En cuanto al PP, que es la otra opción de pacto de investidura por la que presionan los grandes poderes económicos y el Estado profundo, no puede sorprender su reacción airada frente a este preacuerdo. En efecto, pese a las declaraciones de su líder rechazando cualquier posibilidad de pacto, esperaban la llamada de Sánchez para dejarse querer e imponer sus condiciones para una posible abstención por sentido de Estado con el fin de evitar una nueva convocatoria de elecciones. Respecto a Vox, no hace falta extenderse sobre su reacción llamando a la lucha contra la alianza del PSOE con el comunismo y el bolivarianismo…
Entre las gentes de izquierda, en cambio, es lógico que se esté dando una sensación de alivio y de realista y modesta esperanza de cambio, más bien de freno frente a la amenaza que supone el ascenso de Vox y a la hipótesis de un pacto con el PP. Con todo, seguimos pensando que ni la naturaleza del PSOE como principal partido del régimen, ni la peor relación de fuerzas con que se encuentra UP tras los resultados electorales permiten pensar que, en el caso de que se forme ese gobierno (¿será posible la convivencia de Pablo Iglesias como vicepresidente con Nadia Calviño, la predilecta de la UE, también como vicepresidenta?) vayamos a encontrarnos con un giro significativo en lo que debería ser la respuesta a los dos principales desafíos del régimen: la resolución democrática del conflicto catalán-español y la desobediencia a los dictados del neoliberalismo autoritario.
Seguiremos, por tanto, las posibles concreciones de ese preacuerdo que se vayan dar en las próximas semanas insistiendo por nuestra parte en los riesgos que corre con su entrada en minoría en el gobierno una UP subordinada a un hiperliderazgo creciente y con una estructura partidaria enormemente debilitada para contrarrestar un proceso de transformismo ya iniciado y que, mucho me temo, pueda llegar a ser difícilmente reversible.
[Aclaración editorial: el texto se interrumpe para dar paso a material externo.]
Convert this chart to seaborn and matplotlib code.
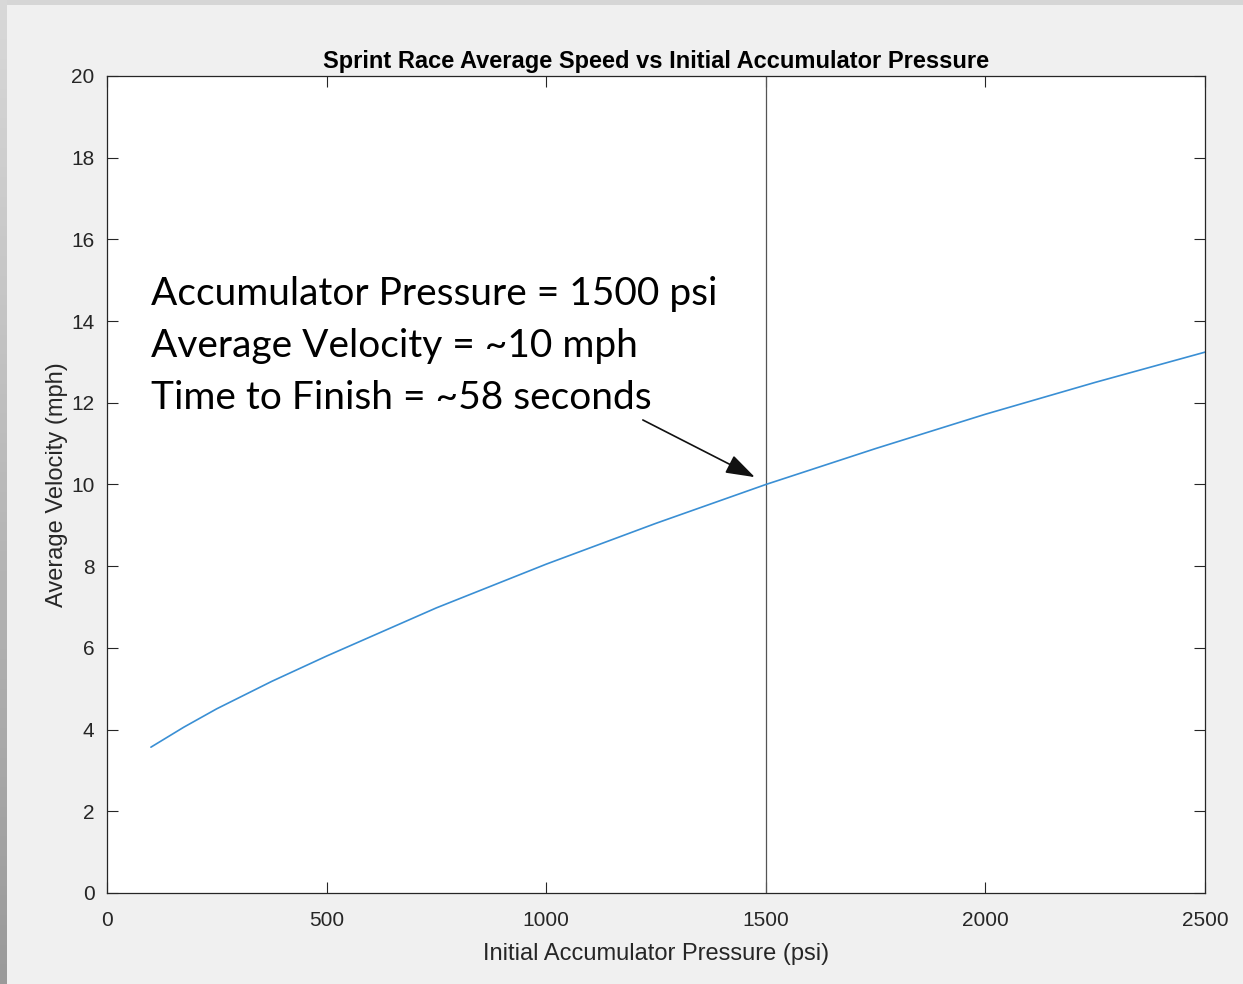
import numpy as np
import pandas as pd
import matplotlib as mpl
mpl.use("Agg")
import matplotlib.pyplot as plt
import seaborn as sns

# ------------------------------------------------------------
# Data
# ------------------------------------------------------------
PRESSURE_PSI = [100, 175, 250, 375, 500, 750, 1000, 1250, 1500, 1750, 2000, 2250, 2500]
AVG_VELOCITY_MPH = [3.57, 4.06, 4.51, 5.18, 5.80, 6.98, 8.05, 9.05, 10.0, 10.88, 11.72, 12.5, 13.24]

MARK_PSI = 1500

X_TICKS = [0, 500, 1000, 1500, 2000, 2500]
Y_TICKS = [0, 2, 4, 6, 8, 10, 12, 14, 16, 18, 20]

NOTE_LINES = [
    "Accumulator Pressure = 1500 psi",
    "Average Velocity = ~10 mph",
    "Time to Finish = ~58 seconds",
]

TITLE = "Sprint Race Average Speed vs Initial Accumulator Pressure"
XLABEL = "Initial Accumulator Pressure (psi)"
YLABEL = "Average Velocity (mph)"

df = pd.DataFrame({"pressure": PRESSURE_PSI, "velocity": AVG_VELOCITY_MPH})

# ------------------------------------------------------------
# Style (MATLAB-ish look)
# ------------------------------------------------------------
sns.set_style("ticks")
plt.rcParams["font.family"] = ["Liberation Sans", "DejaVu Sans"]
AX_COL = "#262626"
TXT_COL = "#262626"

fig = plt.figure(figsize=(12.43, 9.84), dpi=100, facecolor="#f0f0f0")

# screenshot border strips
strip_top = fig.add_axes([0, 1 - 5 / 984, 1, 5 / 984])
strip_top.set_axis_off()
strip_top.add_patch(plt.Rectangle((0, 0), 1, 1, color="#d6d6d6", transform=strip_top.transAxes))
strip_left = fig.add_axes([0, 0, 7 / 1243, 1])
strip_left.set_axis_off()
strip_left.imshow(np.linspace(0, 1, 100)[:, None], aspect="auto",
                  cmap=mpl.colors.LinearSegmentedColormap.from_list("g", ["#d8d8d8", "#9a9a9a"]),
                  extent=[0, 1, 0, 1])

ax = fig.add_axes([107 / 1243, 1 - 893 / 984, 1098 / 1243, 817 / 984])
ax.set_facecolor("white")

sns.lineplot(data=df, x="pressure", y="velocity", ax=ax, color="#3a8fd4", linewidth=1.2)
ax.axvline(MARK_PSI, color="#555555", linewidth=0.9, zorder=1)

ax.set_xlim(0, 2500)
ax.set_ylim(0, 20)
ax.set_xticks(X_TICKS)
ax.set_yticks(Y_TICKS)
ax.tick_params(direction="in", length=8, width=0.8, colors=AX_COL, labelcolor=TXT_COL,
               labelsize=15, top=True, right=True)
ax.tick_params(axis="x", pad=13)
ax.tick_params(axis="y", pad=9)
for s in ax.spines.values():
    s.set_color(AX_COL)
    s.set_linewidth(0.9)

ax.set_title(TITLE, fontsize=17, fontweight="bold", color="black", pad=6)
ax.set_xlabel(XLABEL, fontsize=17, color=TXT_COL, labelpad=9)
ax.set_ylabel(YLABEL, fontsize=17, color=TXT_COL, labelpad=2)

# annotation text (overlaid callout)
baselines = [14.39, 13.12, 11.85]
for line, yb in zip(NOTE_LINES, baselines):
    ax.text(100, yb, line, fontsize=28, family=["Lato", "DejaVu Sans"], color="black",
            va="baseline", ha="left")

ax.annotate("", xy=(1475, 10.18), xytext=(1220, 11.58),
            arrowprops=dict(arrowstyle="-|>,head_length=0.9,head_width=0.3", color="#111111",
                            lw=1.2, mutation_scale=20, shrinkA=0, shrinkB=0))

fig.savefig("out.png", dpi=100, facecolor=fig.get_facecolor())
En todo caso, recordemos que una cosa es formar gobierno y otra gobernar en el marco de las correlaciones de fuerzas que se dan en el Congreso y en el Senado y, sobre todo, de las constricciones sistémicas en que se va a desarrollar la legislatura. Nuestra tarea debería consistir en no asistir como espectadores en las próximas semanas y meses y, como ya está ocurriendo en Catalunya desde el Tsunami Democratic, volver a dar centralidad al conflicto, a las luchas en las calles y en los centros de trabajo, para reivindicar un giro a la izquierda y radicalmente democratizador desde la movilización, la autoorganización y el empoderamiento popular frente a un régimen en crisis permanente.